Día litúrgico: Domingo XVII (A)
del tiempo ordinario
Texto del Evangelio (Mt 13,44-52): En aquel tiempo, dijo Jesús a la
gente: «El Reino de los Cielos es semejante a un tesoro escondido en un campo
que, al encontrarlo un hombre, vuelve a esconderlo y, por la alegría que le da,
va, vende todo lo que tiene y compra el campo aquel.
»También
es semejante el Reino de los Cielos a un mercader que anda buscando perlas
finas, y que, al encontrar una perla de gran valor, va, vende todo lo que tiene
y la compra.
»También
es semejante el Reino de los Cielos a una red que se echa en el mar y recoge peces
de todas clases; y cuando está llena, la sacan a la orilla, se sientan, y
recogen en cestos los buenos y tiran los malos. Así sucederá al fin del mundo:
saldrán los ángeles, separarán a los malos de entre los justos y los echarán en
el horno de fuego; allí será el llanto y el rechinar de dientes.
»¿Habéis
entendido todo esto?». Dícenle: «Sí». Y Él les dijo: «Así, todo escriba que se
ha hecho discípulo del Reino de los Cielos es semejante al dueño de una casa
que saca de sus arcas lo nuevo y lo viejo».
Comentario: Rev. D. Enric PRAT i Jordana (Sort, Lleida, España).
«Un
tesoro escondido en un campo (...); un mercader que anda buscando perlas finas»
Hoy,
el Evangelio nos quiere ayudar a mirar hacia dentro, a encontrar algo
escondido: «El Reino de los Cielos es semejante a un tesoro escondido en un
campo» (Mt 13,44). Cuando hablamos de tesoro nos referimos a algo de valor
excepcional, de la máxima apreciación, no a cosas o situaciones que, aunque
amadas, no dejan de ser fugaces y chatarra barata, como son las satisfacciones
y placeres temporales: aquello con lo que tanta gente se extenúa buscando en el
exterior, y con lo que se desencanta una vez encontrado y experimentado.
El
tesoro que propone Jesús está enterrado en lo más profundo de nuestra alma, en
el núcleo mismo de nuestro ser. Es el Reino de Dios.
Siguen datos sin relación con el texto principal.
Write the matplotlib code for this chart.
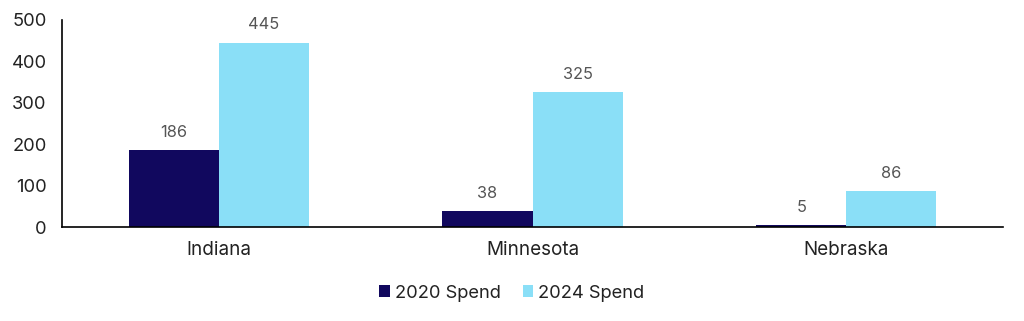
import matplotlib
matplotlib.use("Agg")
import matplotlib.pyplot as plt
import numpy as np

states = ["Indiana", "Minnesota", "Nebraska"]
spend_2020 = [186, 38, 5]
spend_2024 = [445, 325, 86]
series_names = ["2020 Spend", "2024 Spend"]
yticks = [0, 100, 200, 300, 400, 500]

plt.rcParams['font.family'] = ['Inter', 'DejaVu Sans']

fig = plt.figure(figsize=(10.24, 3.21), dpi=100)
ax = fig.add_axes([62/1024, 1-227/321, (1003-62)/1024, (227-20)/321])

x = np.arange(len(states))
w = 0.287
c1, c2 = "#11085E", "#8ADFF7"
b1 = ax.bar(x - w/2, spend_2020, w, color=c1, label=series_names[0])
b2 = ax.bar(x + w/2, spend_2024, w, color=c2, label=series_names[1])
for bars in (b1, b2):
    for r in bars:
        ax.annotate(f"{int(r.get_height())}", (r.get_x() + r.get_width()/2, r.get_height()),
                    xytext=(0, 7.5), textcoords="offset points", ha="center", va="bottom",
                    fontsize=11.8, color="#555555")

ax.set_xlim(-0.5, 2.5)
ax.set_ylim(0, 500)
ax.set_yticks(yticks)
ax.set_xticks(x)
ax.set_xticklabels(states)
ax.tick_params(axis="both", length=0, colors="#222222")
ax.tick_params(axis="x", pad=10, labelsize=13.6)
ax.tick_params(axis="y", pad=11, labelsize=13.2)
for s in ("top", "right"):
    ax.spines[s].set_visible(False)
for s in ("left", "bottom"):
    ax.spines[s].set_color("#000000")
    ax.spines[s].set_linewidth(1.2)

fig.legend(handles=[b1, b2], labels=series_names, loc="center", bbox_to_anchor=(0.5, 1-293/321),
           ncol=2, frameon=False, fontsize=13.2, handlelength=0.55, handleheight=0.55,
           handletextpad=0.3, columnspacing=1.2, labelcolor="#222222")

fig.savefig("out.png", dpi=100)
Consiste en encontrarnos
amorosamente, de manera misteriosa, con la Fuente de la vida, de la belleza, de
la verdad y del bien, y en permanecer unidos a la misma Fuente hasta que,
cumplido el tiempo de nuestra peregrinación, y libres de toda bisutería inútil,
el Reino del cielo que hemos buscado en nuestro corazón y que hemos cultivado
en la fe y en el amor, se abra como una flor y aparezca el brillo del tesoro
escondido.
Algunos,
como san Pablo o el mismo buen ladrón, se han topado súbitamente con el Reino
de Dios o de manera impensada, porque los caminos del Señor son infinitos, pero
normalmente, para llegar a descubrir el tesoro, hay que buscarlo
intencionadamente: «También es semejante el Reino de los Cielos a un mercader
que anda buscando perlas finas» (Mt 13,45). Quizá este tesoro sólo es
encontrado por aquellos que no se dan por satisfechos fácilmente, por los que
no se contentan con poca cosa, por los idealistas, por los aventureros.
En
el orden temporal, de los inquietos e inconformistas decimos que son personas
ambiciosas, y en el mundo del espíritu, son los santos. Ellos están dispuestos
a venderlo todo con tal de comprar el campo, como lo dice san Juan de la Cruz:
«Para llegar a poseerlo todo, no quieras poseer algo en nada».